"St. John the Baptist Sees Jesus From Afar"
- by James Tissot
TODAY'S SPECIAL: John 1:29-42- by James Tissot
TO CHEW ON: "'I did not know Him but that He should be revealed to Israel, therefore I came baptizing with water.'" John the Baptist in John 1:31
John's career choice as a baptizer was not some random job that came out of a brainstorming session with his high school counselor. It was a God-inspired career the main purpose of which was to introduce Messiah. It was the curtain rising, the drum roll on Jesus, the Lamb of God.
John tells us plainly how it worked:
"I did not know Him but that He should be revealed to Israel, therefore I came baptizing with water....I did not know Him but He who sent me to baptize with water said to me, 'Upon whom you see the Spirit descending and remaining on Him, this is He who baptizes with the Holy Spirit' and I have seen and testified that this is the Son of God!" John 1:31, 33-34.
John, the writer of this gospel, doesn't describe that baptism but Matthew does. In fact, it seems John the Baptist had no clue who the person would be. For when Jesus asked John to baptize Him John "...tried to prevent Him saying, 'I need to be baptized by You and are You coming to me?'"
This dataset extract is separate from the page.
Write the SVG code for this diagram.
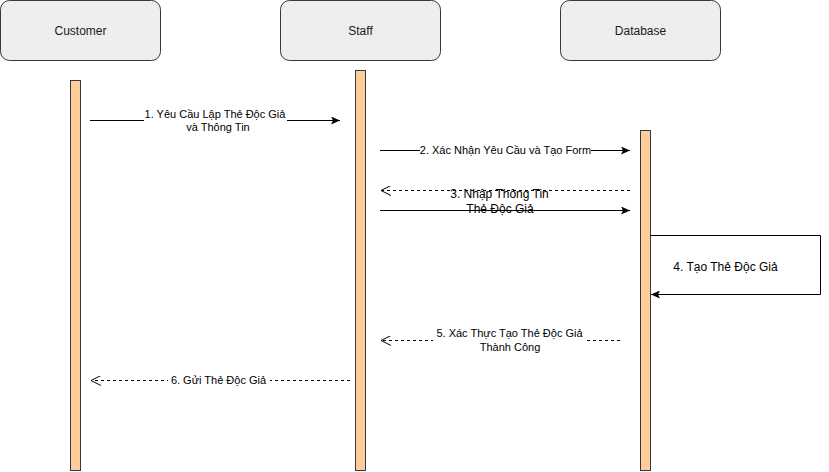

However, Jesus insisted and immediately after, "... the heavens were opened to Him and He saw the Spirit of God descending like a dove and alighting on Him" Matthew 3:14-17
How exciting it must have been for John to see what God had told him secretly happening before his eyes and everyone watching. How fulfilling to know that he was God's instrument and his life was furthering God's eternal purposes.
Isn't that what we as Christians all want — to know that our actions, words, and lives have accomplished something significant and lasting because they were God-centered and aligned with what God was doing?
In Experiencing God, Henry Blackaby says:
"To live a God-centered life you must focus your life on God's purposes, not your own plans. You must seek to view situations from God's perspective rather than your own distorted human outlook.
[...] God never asks people to dream up something to do for Him. We do not sit down and dream what we want to do for God and then call God in to help us accomplish it. The pattern in Scripture is that we submit ourselves to God. Then we wait until God shows us what He is about to do, or we watch to see what God is already doing around us and join Him" - Experiencing God Workbook, p. 33-34).
How do I rate here? How do you? Are we dreaming up projects and asking God to bless them? Or are we waiting for God's explicit instructions or joining Him in His work already in progress?
PRAYER: Dear God, help me to be God-centered with my life focused on fitting in with Your purposes and exalting Jesus.
MORE: How do we know where God is working?
There are some things that only God can do. Henry Blackaby lists them in the Experiencing God Workbook:
Things Only God Can Do:
1. Draw people to Himself
2. Cause people to seek Him.
3. Reveal spiritual truth.
4. Convict the world of guilt about sin.
5. Convict the world of righteousness.
6. Convict the world of judgment.
When you see one of these things happening, you know God is at work. He is at work when you see someone coming to Christ, asking about spiritual matters, beginning to understand spiritual truth, experiencing conviction of sin, being convinced of Christ's righteousness, or being convinced of judgment" p. 83.